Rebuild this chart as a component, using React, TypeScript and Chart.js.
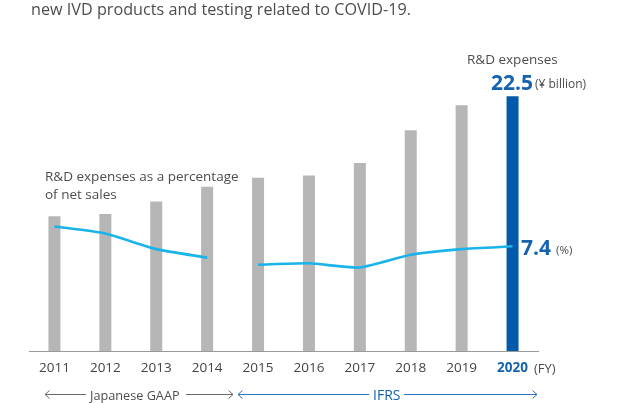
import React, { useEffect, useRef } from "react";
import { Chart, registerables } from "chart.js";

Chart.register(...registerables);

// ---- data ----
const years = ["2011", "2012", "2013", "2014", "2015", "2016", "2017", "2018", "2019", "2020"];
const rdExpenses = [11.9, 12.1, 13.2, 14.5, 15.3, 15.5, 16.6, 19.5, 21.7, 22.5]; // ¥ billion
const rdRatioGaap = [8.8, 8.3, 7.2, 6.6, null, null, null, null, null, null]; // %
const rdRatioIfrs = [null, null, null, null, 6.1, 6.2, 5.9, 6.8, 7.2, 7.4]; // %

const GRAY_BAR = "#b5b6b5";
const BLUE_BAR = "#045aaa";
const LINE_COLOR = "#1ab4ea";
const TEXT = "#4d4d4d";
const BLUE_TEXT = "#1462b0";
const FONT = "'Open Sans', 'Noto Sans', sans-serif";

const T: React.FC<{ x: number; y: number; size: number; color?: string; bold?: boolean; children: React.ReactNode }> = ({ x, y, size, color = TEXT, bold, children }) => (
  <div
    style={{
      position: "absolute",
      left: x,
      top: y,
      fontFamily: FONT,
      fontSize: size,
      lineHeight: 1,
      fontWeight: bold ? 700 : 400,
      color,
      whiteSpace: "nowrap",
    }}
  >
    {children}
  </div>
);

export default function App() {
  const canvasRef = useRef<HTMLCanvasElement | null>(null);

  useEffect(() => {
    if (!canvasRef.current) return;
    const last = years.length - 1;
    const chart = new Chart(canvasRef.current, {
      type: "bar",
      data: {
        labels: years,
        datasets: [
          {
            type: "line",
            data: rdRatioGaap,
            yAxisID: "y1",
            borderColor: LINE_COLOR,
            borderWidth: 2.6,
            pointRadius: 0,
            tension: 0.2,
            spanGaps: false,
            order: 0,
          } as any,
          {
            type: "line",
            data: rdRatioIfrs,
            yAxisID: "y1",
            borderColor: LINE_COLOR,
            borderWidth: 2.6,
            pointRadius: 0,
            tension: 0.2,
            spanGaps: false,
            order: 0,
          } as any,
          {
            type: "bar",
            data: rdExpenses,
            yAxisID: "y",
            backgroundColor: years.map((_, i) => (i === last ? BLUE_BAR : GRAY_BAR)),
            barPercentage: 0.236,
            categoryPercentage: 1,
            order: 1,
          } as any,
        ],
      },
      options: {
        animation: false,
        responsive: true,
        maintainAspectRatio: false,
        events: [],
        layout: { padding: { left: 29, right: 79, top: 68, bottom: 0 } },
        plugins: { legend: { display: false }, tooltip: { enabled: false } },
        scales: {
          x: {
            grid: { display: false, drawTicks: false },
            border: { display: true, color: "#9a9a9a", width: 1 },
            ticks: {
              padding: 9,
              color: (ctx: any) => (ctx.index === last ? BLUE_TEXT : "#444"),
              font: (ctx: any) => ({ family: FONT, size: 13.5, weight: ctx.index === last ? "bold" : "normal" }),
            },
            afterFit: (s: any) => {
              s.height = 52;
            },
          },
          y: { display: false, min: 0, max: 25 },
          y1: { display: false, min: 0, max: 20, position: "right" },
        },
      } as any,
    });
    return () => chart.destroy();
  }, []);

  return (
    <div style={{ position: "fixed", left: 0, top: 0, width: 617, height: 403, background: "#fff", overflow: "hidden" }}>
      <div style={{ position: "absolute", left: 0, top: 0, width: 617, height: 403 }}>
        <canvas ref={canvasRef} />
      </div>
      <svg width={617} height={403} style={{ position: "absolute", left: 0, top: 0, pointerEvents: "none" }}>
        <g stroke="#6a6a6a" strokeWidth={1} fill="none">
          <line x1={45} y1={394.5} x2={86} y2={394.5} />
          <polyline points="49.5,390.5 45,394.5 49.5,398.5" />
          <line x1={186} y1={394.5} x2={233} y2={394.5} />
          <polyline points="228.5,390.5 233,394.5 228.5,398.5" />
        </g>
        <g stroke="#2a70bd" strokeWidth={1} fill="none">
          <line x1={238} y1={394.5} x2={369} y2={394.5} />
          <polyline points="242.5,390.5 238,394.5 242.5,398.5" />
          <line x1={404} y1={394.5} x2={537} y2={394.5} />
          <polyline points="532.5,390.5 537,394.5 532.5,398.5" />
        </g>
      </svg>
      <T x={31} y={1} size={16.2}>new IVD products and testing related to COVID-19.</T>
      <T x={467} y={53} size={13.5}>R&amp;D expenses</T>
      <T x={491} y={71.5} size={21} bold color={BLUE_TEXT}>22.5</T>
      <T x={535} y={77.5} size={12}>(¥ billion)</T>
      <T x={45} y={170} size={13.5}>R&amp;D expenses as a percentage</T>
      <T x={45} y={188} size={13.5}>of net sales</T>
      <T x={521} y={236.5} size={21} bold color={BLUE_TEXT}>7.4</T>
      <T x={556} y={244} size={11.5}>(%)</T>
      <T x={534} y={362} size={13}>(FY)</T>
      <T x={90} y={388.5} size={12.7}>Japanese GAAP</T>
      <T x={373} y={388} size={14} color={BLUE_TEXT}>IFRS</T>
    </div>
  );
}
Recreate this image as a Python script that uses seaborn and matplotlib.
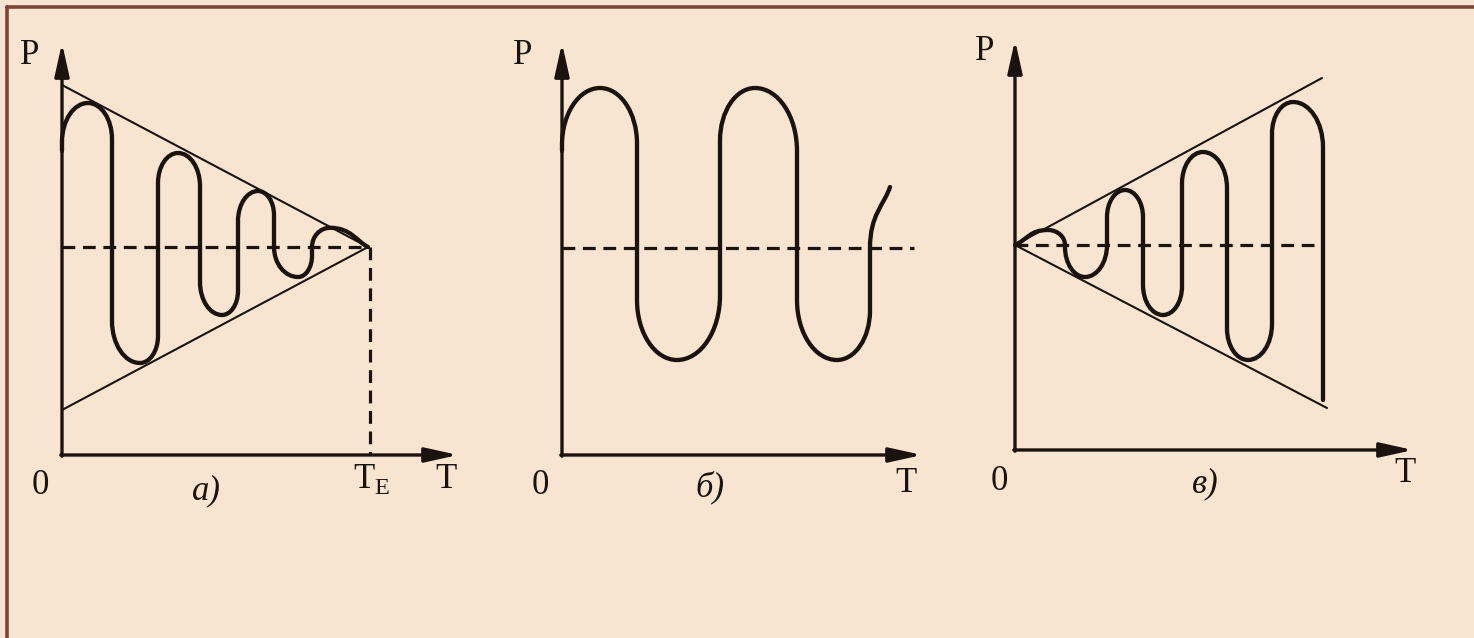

* * * * * * * * *

Repeat the lines exactly as they stand, from the opening line of the data through the line with "const canvasRef = useRef<HTMLCanvasElement". Pictures stay out of the copy.

Rebuild this chart as a component, using React, TypeScript and Chart.js.
import React, { useEffect, useRef } from "react";
import { Chart, registerables } from "chart.js";

Chart.register(...registerables);

// ---- data ----
const years = ["2011", "2012", "2013", "2014", "2015", "2016", "2017", "2018", "2019", "2020"];
const rdExpenses = [11.9, 12.1, 13.2, 14.5, 15.3, 15.5, 16.6, 19.5, 21.7, 22.5]; // ¥ billion
const rdRatioGaap = [8.8, 8.3, 7.2, 6.6, null, null, null, null, null, null]; // %
const rdRatioIfrs = [null, null, null, null, 6.1, 6.2, 5.9, 6.8, 7.2, 7.4]; // %

const GRAY_BAR = "#b5b6b5";
const BLUE_BAR = "#045aaa";
const LINE_COLOR = "#1ab4ea";
const TEXT = "#4d4d4d";
const BLUE_TEXT = "#1462b0";
const FONT = "'Open Sans', 'Noto Sans', sans-serif";

const T: React.FC<{ x: number; y: number; size: number; color?: string; bold?: boolean; children: React.ReactNode }> = ({ x, y, size, color = TEXT, bold, children }) => (
  <div
    style={{
      position: "absolute",
      left: x,
      top: y,
      fontFamily: FONT,
      fontSize: size,
      lineHeight: 1,
      fontWeight: bold ? 700 : 400,
      color,
      whiteSpace: "nowrap",
    }}
  >
    {children}
  </div>
);

export default function App() {
  const canvasRef = useRef<HTMLCanvasElement | null>(null);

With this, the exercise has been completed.